Sedangkan orang-orang di sekitarmu menangis tersedih.

2. Tertidur ketika Berjaga di Jalan Allah
Sebab kedua bahwa mata tidak akan tersentuh neraka adalah mata yang tertidur ketika berjaga di jalan Allah. Maksudnya adalah berjaga-jaga di perbatasan perang di malam hingga matanya tertidur.

Bagaimana jika tertidur ketika berjaga di dalam masjid? Maksudnya ketika pengajian atau Shalat Jumat? Wah, ini bukan bagian sebagaimana yang dimaksud hadits. Tertidur ketika pengajian atau Shalat Jumat bukanlah suatu hal baik.
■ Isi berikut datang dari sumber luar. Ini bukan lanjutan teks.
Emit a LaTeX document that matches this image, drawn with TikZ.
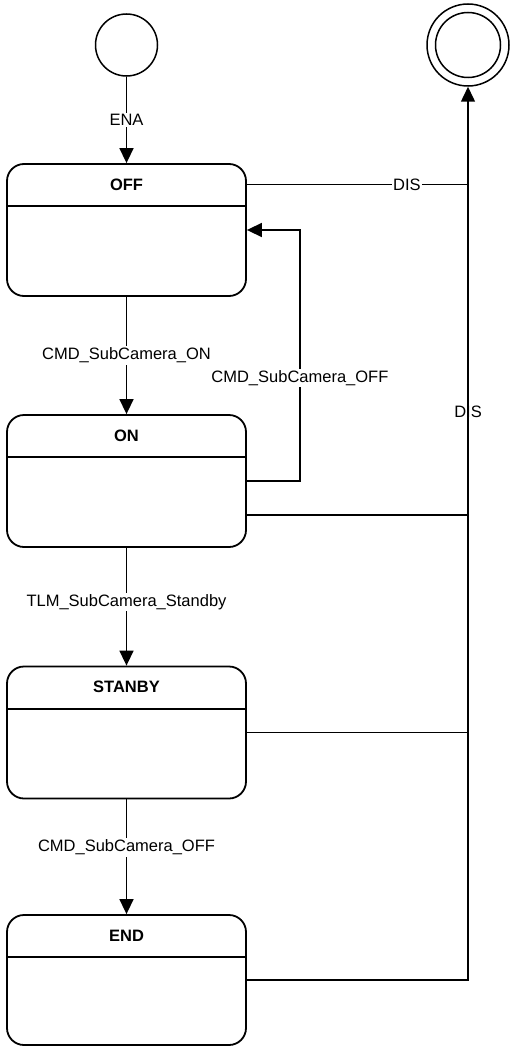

Justru tertidur ketika muballigh sedang berkhutbnah akan berakibat fatal. Fatalnya adalah ilmu yang disampaikan tidak dapat masuk ke dalam hati melalui telinga. Jangankan yang tertidur, yang tidak tidur saja masih berbeda penerimaannya terhadap ilmu yang disampaikan muballigh. Entah karena kurang paham, entah karena melamun, atau hal lain.

Oleh karena itu, demi illmu yang bermanfaat yang bias menghasilkan kebaikan, seyogyanya mustami’īn (pendengar) memelekkan matanya ketika khathib berkhutbah sengantuk apapun. Jika memang tidak kuat, padahal mata dikuat-kuatakan agar tidak tidur, tapi kemudian tertidur dengan tidak sengaja, ini mungkin hal lain. Dan, secara esensi mungkin bias tergolong kepada kategori kedua sebagaimana hadits di muka.

Penutup
Siapa yang ingin disentuh neraka? Tidak akan ada. Jika begitu, berarti kita harus mengupayakan agar diri kita tidak menjadi kayu bakar neraka.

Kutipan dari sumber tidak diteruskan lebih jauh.